▶ _RAW DATA_
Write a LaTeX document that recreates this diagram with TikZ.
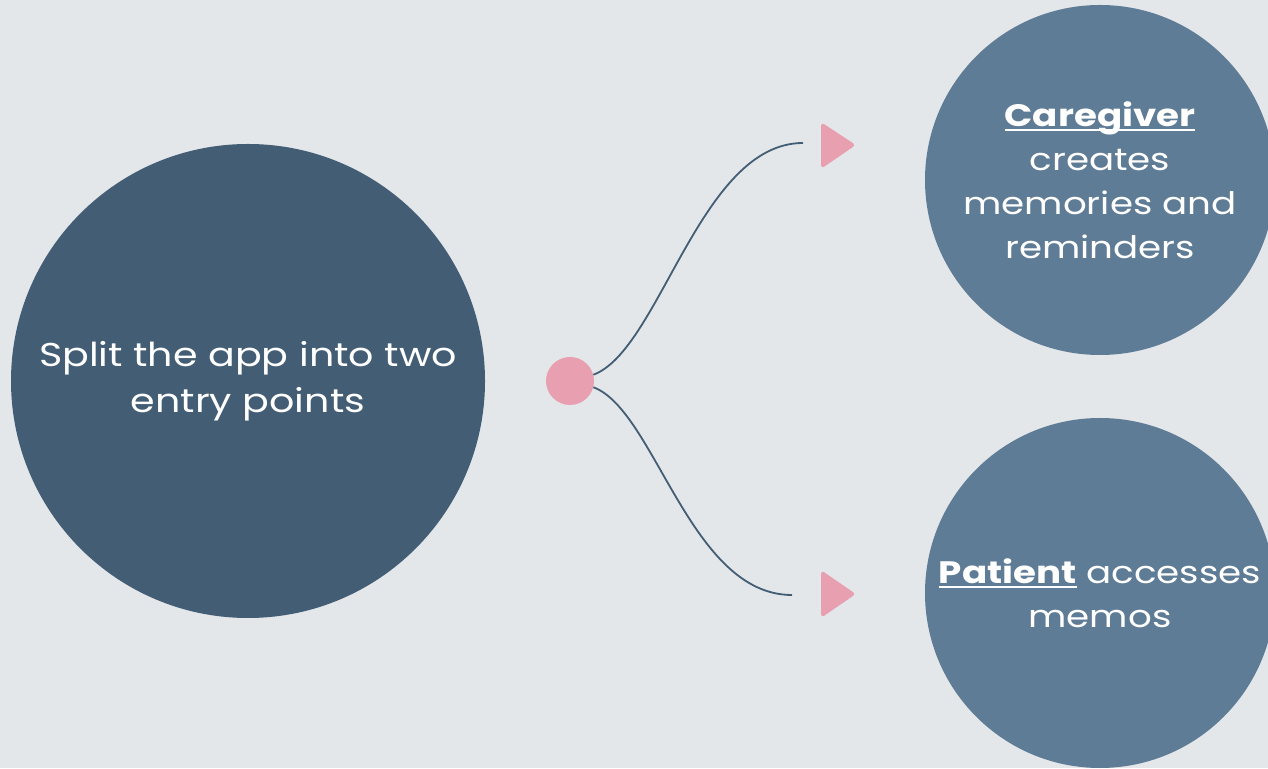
\documentclass[tikz,border=0pt]{standalone}
\usepackage{fontspec}
\setmainfont{Poppins}[FakeStretch=1.2]
\usetikzlibrary{calc}
\definecolor{bg}{HTML}{E3E7EA}
\definecolor{darkblue}{HTML}{435D75}
\definecolor{midblue}{HTML}{5F7C96}
\definecolor{pink}{HTML}{E89FB0}
\tikzset{
  bigcirc/.style={circle, fill=darkblue, minimum size=474pt, inner sep=0pt, text=white, align=center, font=\fontsize{33}{46}\selectfont},
  sidecirc/.style={circle, fill=midblue, minimum size=350pt, inner sep=0pt, text=white, align=center, font=\fontsize{31}{44}\selectfont},
  dotnode/.style={circle, fill=pink, minimum size=48pt, inner sep=0pt},
  tip/.style={fill=pink, draw=pink, line width=2pt, rounded corners=2pt, line join=round},
  link/.style={draw=darkblue, line width=1.8pt}
}
\newsavebox{\ulbox}
\newcommand{\ulword}[1]{\sbox{\ulbox}{#1}\rlap{\rule[-5pt]{\wd\ulbox}{2.6pt}}\usebox{\ulbox}}
\begin{document}
\begin{tikzpicture}[x=1pt,y=1pt]
\useasboundingbox (0,0) rectangle (1268,768);
\clip (0,0) rectangle (1268,768);
\fill[bg] (0,0) rectangle (1268,768);
\node[bigcirc] (main) at (248,387) {Split the app into two\\entry points};
\node[sidecirc] (care) at (1100,588) {\ulword{\bfseries Caregiver}\\creates\\memories and\\reminders};
\node[sidecirc] (pat) at (1100,175) {\ulword{\bfseries Patient} accesses\\memos};
\node[dotnode] (dot) at (570,387) {};
\coordinate (topend) at (803,625);
\coordinate (botend) at (792,173);
\draw[link] (dot.15) .. controls (660,418) and (700,625) .. (topend);
\draw[link] (dot.-15) .. controls (655,358) and (690,173) .. (botend);
\filldraw[tip] (822,644) -- (822,601) -- (854,623) -- cycle;
\filldraw[tip] (822,196) -- (822,152) -- (854,174) -- cycle;
\end{tikzpicture}
\end{document}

▶ _EXERCISE AIM_
Reproduce all of the data exactly; the pictures do not belong in the copy.

▶ _RESULT_
Write a LaTeX document that recreates this diagram with TikZ.
\documentclass[tikz,border=0pt]{standalone}
\usepackage{fontspec}
\setmainfont{Poppins}[FakeStretch=1.2]
\usetikzlibrary{calc}
\definecolor{bg}{HTML}{E3E7EA}
\definecolor{darkblue}{HTML}{435D75}
\definecolor{midblue}{HTML}{5F7C96}
\definecolor{pink}{HTML}{E89FB0}
\tikzset{
  bigcirc/.style={circle, fill=darkblue, minimum size=474pt, inner sep=0pt, text=white, align=center, font=\fontsize{33}{46}\selectfont},
  sidecirc/.style={circle, fill=midblue, minimum size=350pt, inner sep=0pt, text=white, align=center, font=\fontsize{31}{44}\selectfont},
  dotnode/.style={circle, fill=pink, minimum size=48pt, inner sep=0pt},
  tip/.style={fill=pink, draw=pink, line width=2pt, rounded corners=2pt, line join=round},
  link/.style={draw=darkblue, line width=1.8pt}
}
\newsavebox{\ulbox}
\newcommand{\ulword}[1]{\sbox{\ulbox}{#1}\rlap{\rule[-5pt]{\wd\ulbox}{2.6pt}}\usebox{\ulbox}}
\begin{document}
\begin{tikzpicture}[x=1pt,y=1pt]
\useasboundingbox (0,0) rectangle (1268,768);
\clip (0,0) rectangle (1268,768);
\fill[bg] (0,0) rectangle (1268,768);
\node[bigcirc] (main) at (248,387) {Split the app into two\\entry points};
\node[sidecirc] (care) at (1100,588) {\ulword{\bfseries Caregiver}\\creates\\memories and\\reminders};
\node[sidecirc] (pat) at (1100,175) {\ulword{\bfseries Patient} accesses\\memos};
\node[dotnode] (dot) at (570,387) {};
\coordinate (topend) at (803,625);
\coordinate (botend) at (792,173);
\draw[link] (dot.15) .. controls (660,418) and (700,625) .. (topend);
\draw[link] (dot.-15) .. controls (655,358) and (690,173) .. (botend);
\filldraw[tip] (822,644) -- (822,601) -- (854,623) -- cycle;
\filldraw[tip] (822,196) -- (822,152) -- (854,174) -- cycle;
\end{tikzpicture}
\end{document}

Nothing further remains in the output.